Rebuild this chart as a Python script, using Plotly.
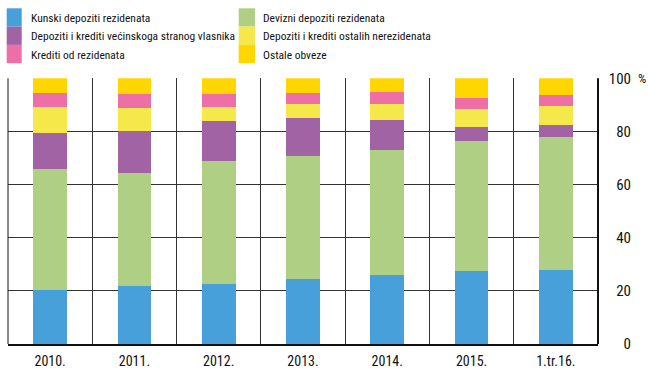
import plotly.graph_objects as go

W, H = 648, 369

categories = ["2010.", "2011.", "2012.", "2013.", "2014.", "2015.", "1.tr.16."]

kunski_rez = [20.3, 21.9, 22.5, 24.5, 25.9, 27.5, 27.8]
devizni_rez = [45.4, 42.6, 46.2, 46.4, 47.2, 49.0, 50.0]
stranog_vlasnika = [13.9, 15.5, 15.3, 14.1, 11.3, 5.3, 4.5]
ostalih_nerez = [9.6, 8.9, 5.2, 5.2, 6.0, 6.8, 7.3]
krediti_rez = [5.4, 5.2, 5.0, 4.4, 4.5, 4.0, 4.2]
ostale_obveze = [5.4, 5.9, 5.8, 5.4, 5.1, 7.4, 6.2]

y_ticks = [0, 20, 40, 60, 80, 100]

series = [
    ("Kunski depoziti rezidenata", kunski_rez, "#48A0DA"),
    ("Devizni depoziti rezidenata", devizni_rez, "#AFD084"),
    ("Depoziti i krediti većinskoga stranog vlasnika", stranog_vlasnika, "#A263A4"),
    ("Depoziti i krediti ostalih nerezidenata", ostalih_nerez, "#F5E84A"),
    ("Krediti od rezidenata", krediti_rez, "#EE6EA6"),
    ("Ostale obveze", ostale_obveze, "#FFD600"),
]

FONT = "Roboto Condensed, DejaVu Sans Condensed, sans-serif"

fig = go.Figure()
for name, vals, color in series:
    fig.add_trace(go.Bar(
        x=categories, y=vals, name=name,
        marker=dict(color=color, line=dict(width=0)),
        showlegend=False,
    ))

# plot area in pixels
left, right, top, bottom = 8, 598, 78.3, 344


def px(x):
    return x / W


def py(y):
    return 1 - y / H


fig.update_layout(
    width=W, height=H,
    margin=dict(l=0, r=0, t=0, b=0),
    barmode="stack",
    bargap=0.6,
    plot_bgcolor="white",
    paper_bgcolor="white",
    font=dict(family=FONT, size=14, color="#111111"),
    xaxis=dict(
        domain=[px(left), px(right)],
        showgrid=True, gridcolor="#333333", gridwidth=1,
        tickson="boundaries",
        showline=True, linecolor="#111111", linewidth=2,
        ticks="", ticklabelstandoff=3,
        automargin=False,
        tickfont=dict(family=FONT, size=14),
    ),
    yaxis=dict(
        domain=[py(bottom), py(top)],
        range=[0, 100],
        tickvals=y_ticks,
        showgrid=True, gridcolor="#333333", gridwidth=1,
        zeroline=False, showline=False,
        anchor="free", side="left", position=px(631),
        ticks="", automargin=False,
        tickfont=dict(family=FONT, size=15),
    ),
)

# frame lines at the left and right edges of the plot area
fig.add_shape(type="line", xref="x domain", yref="y domain", x0=0, x1=0, y0=0, y1=1,
              line=dict(color="#111111", width=1))
fig.add_shape(type="line", xref="x domain", yref="y domain", x0=1, x1=1, y0=0, y1=1,
              line=dict(color="#111111", width=2))

fig.add_annotation(text="%", xref="paper", yref="paper", x=px(636), y=py(top),
                   xanchor="left", yanchor="middle", showarrow=False,
                   font=dict(family=FONT, size=13))

# legend: two columns of tall swatches
row_h = 18.3
cols = [(6.7, 21.7, 28.5), (238.7, 255.0, 260.5)]
order = [[0, 2, 4], [1, 3, 5]]
for ci, idxs in enumerate(order):
    sx0, sx1, tx = cols[ci]
    for ri, si in enumerate(idxs):
        name, _, color = series[si]
        y0 = 8.3 + ri * row_h
        y1 = y0 + row_h
        fig.add_shape(type="rect", xref="paper", yref="paper",
                      x0=px(sx0), x1=px(sx1), y0=py(y1), y1=py(y0),
                      fillcolor=color, line=dict(width=0))
        fig.add_annotation(text=name, xref="paper", yref="paper",
                           x=px(tx), y=py((y0 + y1) / 2 + 0.5),
                           xanchor="left", yanchor="middle", showarrow=False,
                           font=dict(family=FONT, size=11.5))

fig.write_html("out.html")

········

## WHAT YOU WILL DO
Quote in full the listing given above; the images are to be left out.

## RESULT OF THIS TASK
Rebuild this chart as a Python script, using Plotly.
import plotly.graph_objects as go

W, H = 648, 369

categories = ["2010.", "2011.", "2012.", "2013.", "2014.", "2015.", "1.tr.16."]

kunski_rez = [20.3, 21.9, 22.5, 24.5, 25.9, 27.5, 27.8]
devizni_rez = [45.4, 42.6, 46.2, 46.4, 47.2, 49.0, 50.0]
stranog_vlasnika = [13.9, 15.5, 15.3, 14.1, 11.3, 5.3, 4.5]
ostalih_nerez = [9.6, 8.9, 5.2, 5.2, 6.0, 6.8, 7.3]
krediti_rez = [5.4, 5.2, 5.0, 4.4, 4.5, 4.0, 4.2]
ostale_obveze = [5.4, 5.9, 5.8, 5.4, 5.1, 7.4, 6.2]

y_ticks = [0, 20, 40, 60, 80, 100]

series = [
    ("Kunski depoziti rezidenata", kunski_rez, "#48A0DA"),
    ("Devizni depoziti rezidenata", devizni_rez, "#AFD084"),
    ("Depoziti i krediti većinskoga stranog vlasnika", stranog_vlasnika, "#A263A4"),
    ("Depoziti i krediti ostalih nerezidenata", ostalih_nerez, "#F5E84A"),
    ("Krediti od rezidenata", krediti_rez, "#EE6EA6"),
    ("Ostale obveze", ostale_obveze, "#FFD600"),
]

FONT = "Roboto Condensed, DejaVu Sans Condensed, sans-serif"

fig = go.Figure()
for name, vals, color in series:
    fig.add_trace(go.Bar(
        x=categories, y=vals, name=name,
        marker=dict(color=color, line=dict(width=0)),
        showlegend=False,
    ))

# plot area in pixels
left, right, top, bottom = 8, 598, 78.3, 344


def px(x):
    return x / W


def py(y):
    return 1 - y / H


fig.update_layout(
    width=W, height=H,
    margin=dict(l=0, r=0, t=0, b=0),
    barmode="stack",
    bargap=0.6,
    plot_bgcolor="white",
    paper_bgcolor="white",
    font=dict(family=FONT, size=14, color="#111111"),
    xaxis=dict(
        domain=[px(left), px(right)],
        showgrid=True, gridcolor="#333333", gridwidth=1,
        tickson="boundaries",
        showline=True, linecolor="#111111", linewidth=2,
        ticks="", ticklabelstandoff=3,
        automargin=False,
        tickfont=dict(family=FONT, size=14),
    ),
    yaxis=dict(
        domain=[py(bottom), py(top)],
        range=[0, 100],
        tickvals=y_ticks,
        showgrid=True, gridcolor="#333333", gridwidth=1,
        zeroline=False, showline=False,
        anchor="free", side="left", position=px(631),
        ticks="", automargin=False,
        tickfont=dict(family=FONT, size=15),
    ),
)

# frame lines at the left and right edges of the plot area
fig.add_shape(type="line", xref="x domain", yref="y domain", x0=0, x1=0, y0=0, y1=1,
              line=dict(color="#111111", width=1))
fig.add_shape(type="line", xref="x domain", yref="y domain", x0=1, x1=1, y0=0, y1=1,
              line=dict(color="#111111", width=2))

fig.add_annotation(text="%", xref="paper", yref="paper", x=px(636), y=py(top),
                   xanchor="left", yanchor="middle", showarrow=False,
                   font=dict(family=FONT, size=13))

# legend: two columns of tall swatches
row_h = 18.3
cols = [(6.7, 21.7, 28.5), (238.7, 255.0, 260.5)]
order = [[0, 2, 4], [1, 3, 5]]
for ci, idxs in enumerate(order):
    sx0, sx1, tx = cols[ci]
    for ri, si in enumerate(idxs):
        name, _, color = series[si]
        y0 = 8.3 + ri * row_h
        y1 = y0 + row_h
        fig.add_shape(type="rect", xref="paper", yref="paper",
                      x0=px(sx0), x1=px(sx1), y0=py(y1), y1=py(y0),
                      fillcolor=color, line=dict(width=0))
        fig.add_annotation(text=name, xref="paper", yref="paper",
                           x=px(tx), y=py((y0 + y1) / 2 + 0.5),
                           xanchor="left", yanchor="middle", showarrow=False,
                           font=dict(family=FONT, size=11.5))

fig.write_html("out.html")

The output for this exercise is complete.